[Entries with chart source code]
- - -

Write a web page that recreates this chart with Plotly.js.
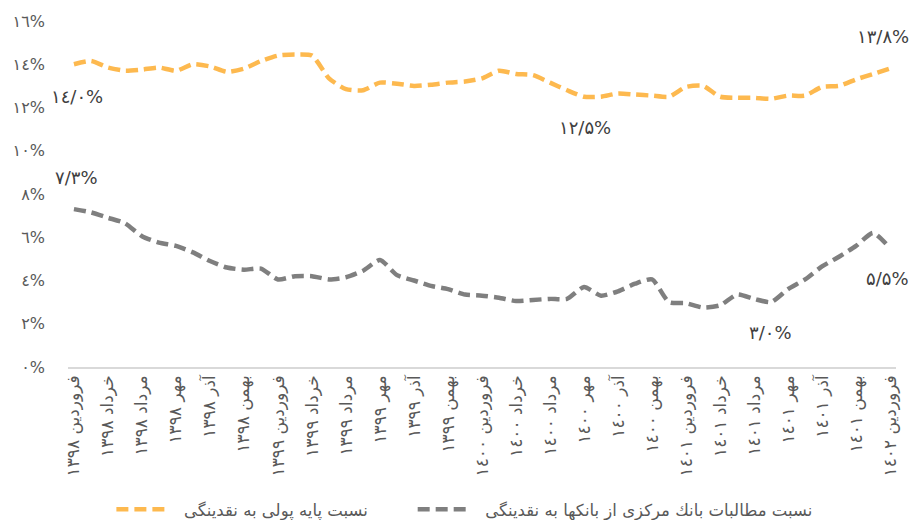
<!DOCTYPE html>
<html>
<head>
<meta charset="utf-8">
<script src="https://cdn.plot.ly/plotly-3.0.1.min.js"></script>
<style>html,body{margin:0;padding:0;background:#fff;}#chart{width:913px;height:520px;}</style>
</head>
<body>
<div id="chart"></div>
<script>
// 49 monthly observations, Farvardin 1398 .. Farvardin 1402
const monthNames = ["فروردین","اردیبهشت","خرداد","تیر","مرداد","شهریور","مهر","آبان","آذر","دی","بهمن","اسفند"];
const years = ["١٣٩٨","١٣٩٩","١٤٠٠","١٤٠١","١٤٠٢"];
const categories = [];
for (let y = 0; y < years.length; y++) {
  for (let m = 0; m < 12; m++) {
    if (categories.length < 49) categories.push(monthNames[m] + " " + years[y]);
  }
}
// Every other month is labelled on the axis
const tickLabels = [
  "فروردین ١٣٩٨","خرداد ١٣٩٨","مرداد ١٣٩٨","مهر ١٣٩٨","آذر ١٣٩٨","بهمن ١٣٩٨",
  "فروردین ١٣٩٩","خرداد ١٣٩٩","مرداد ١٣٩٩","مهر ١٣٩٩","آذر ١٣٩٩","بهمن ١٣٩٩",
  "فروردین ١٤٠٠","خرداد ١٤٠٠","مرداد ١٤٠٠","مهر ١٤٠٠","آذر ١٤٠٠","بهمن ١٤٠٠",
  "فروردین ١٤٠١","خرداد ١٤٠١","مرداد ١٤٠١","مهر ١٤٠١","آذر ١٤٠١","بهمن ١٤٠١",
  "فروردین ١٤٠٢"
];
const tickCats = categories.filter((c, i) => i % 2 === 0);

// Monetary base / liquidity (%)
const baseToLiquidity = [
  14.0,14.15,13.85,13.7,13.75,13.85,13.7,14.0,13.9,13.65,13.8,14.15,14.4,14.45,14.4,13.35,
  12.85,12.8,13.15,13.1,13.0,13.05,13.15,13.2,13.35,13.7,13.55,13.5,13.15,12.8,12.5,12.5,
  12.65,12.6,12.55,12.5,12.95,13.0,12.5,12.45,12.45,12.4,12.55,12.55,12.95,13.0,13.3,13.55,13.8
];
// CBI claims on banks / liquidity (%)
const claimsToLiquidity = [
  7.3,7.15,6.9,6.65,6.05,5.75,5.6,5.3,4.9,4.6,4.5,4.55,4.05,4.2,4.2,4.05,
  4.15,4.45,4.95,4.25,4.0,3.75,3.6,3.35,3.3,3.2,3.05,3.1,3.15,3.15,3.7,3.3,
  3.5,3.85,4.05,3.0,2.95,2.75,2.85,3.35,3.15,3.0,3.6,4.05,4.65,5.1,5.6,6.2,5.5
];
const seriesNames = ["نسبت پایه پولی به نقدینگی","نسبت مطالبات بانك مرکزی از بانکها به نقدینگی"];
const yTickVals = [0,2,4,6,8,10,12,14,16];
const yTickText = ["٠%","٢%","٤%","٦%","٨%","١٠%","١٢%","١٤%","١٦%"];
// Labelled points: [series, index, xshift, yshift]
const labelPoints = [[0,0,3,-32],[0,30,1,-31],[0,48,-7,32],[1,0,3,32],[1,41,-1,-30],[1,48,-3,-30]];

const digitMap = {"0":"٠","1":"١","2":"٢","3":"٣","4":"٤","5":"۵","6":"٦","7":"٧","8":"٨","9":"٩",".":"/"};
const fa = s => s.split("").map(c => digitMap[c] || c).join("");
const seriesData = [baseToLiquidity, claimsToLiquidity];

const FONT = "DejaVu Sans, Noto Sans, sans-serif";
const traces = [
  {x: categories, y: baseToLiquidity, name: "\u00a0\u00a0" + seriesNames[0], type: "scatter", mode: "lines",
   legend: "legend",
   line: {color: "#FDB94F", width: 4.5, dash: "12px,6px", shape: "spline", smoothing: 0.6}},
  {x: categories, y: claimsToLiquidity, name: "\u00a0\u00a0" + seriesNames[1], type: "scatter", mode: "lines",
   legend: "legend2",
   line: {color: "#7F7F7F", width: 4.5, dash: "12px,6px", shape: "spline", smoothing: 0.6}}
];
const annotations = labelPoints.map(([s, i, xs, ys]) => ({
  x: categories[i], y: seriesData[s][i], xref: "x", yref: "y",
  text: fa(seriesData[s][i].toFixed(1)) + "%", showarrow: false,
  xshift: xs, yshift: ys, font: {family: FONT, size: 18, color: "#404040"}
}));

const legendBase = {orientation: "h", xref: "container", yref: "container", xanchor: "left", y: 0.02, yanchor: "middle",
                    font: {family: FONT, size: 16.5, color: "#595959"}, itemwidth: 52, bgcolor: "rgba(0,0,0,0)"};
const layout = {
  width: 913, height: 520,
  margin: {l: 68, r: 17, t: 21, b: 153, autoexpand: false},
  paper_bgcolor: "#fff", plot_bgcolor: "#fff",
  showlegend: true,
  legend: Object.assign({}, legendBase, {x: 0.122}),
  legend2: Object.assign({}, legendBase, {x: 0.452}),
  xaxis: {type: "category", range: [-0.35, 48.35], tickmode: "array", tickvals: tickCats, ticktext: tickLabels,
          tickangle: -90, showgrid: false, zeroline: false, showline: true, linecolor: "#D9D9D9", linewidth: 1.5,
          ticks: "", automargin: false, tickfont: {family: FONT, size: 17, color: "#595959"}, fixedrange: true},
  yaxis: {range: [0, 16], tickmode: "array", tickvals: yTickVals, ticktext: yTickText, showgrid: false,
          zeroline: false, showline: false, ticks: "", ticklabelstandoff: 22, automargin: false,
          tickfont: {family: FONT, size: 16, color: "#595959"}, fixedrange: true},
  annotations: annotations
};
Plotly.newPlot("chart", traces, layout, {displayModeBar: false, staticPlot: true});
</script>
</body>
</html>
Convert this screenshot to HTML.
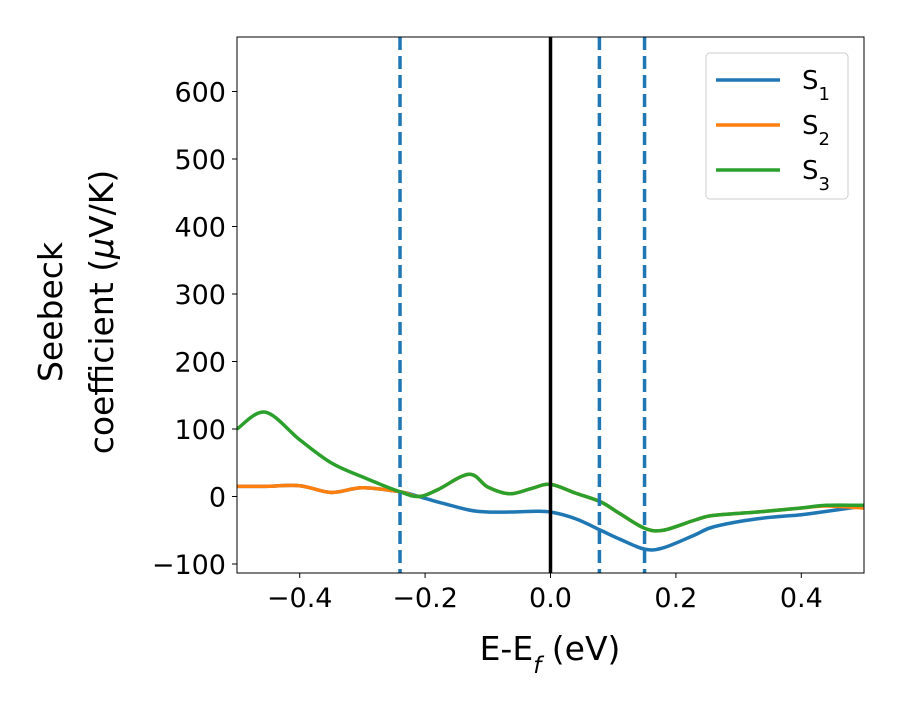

- - -

**Task statement**: Go through the material and select each line with the string "this" in it.

**Exercise solution**:
Write a web page that recreates this chart with Plotly.js.
Convert this screenshot to HTML.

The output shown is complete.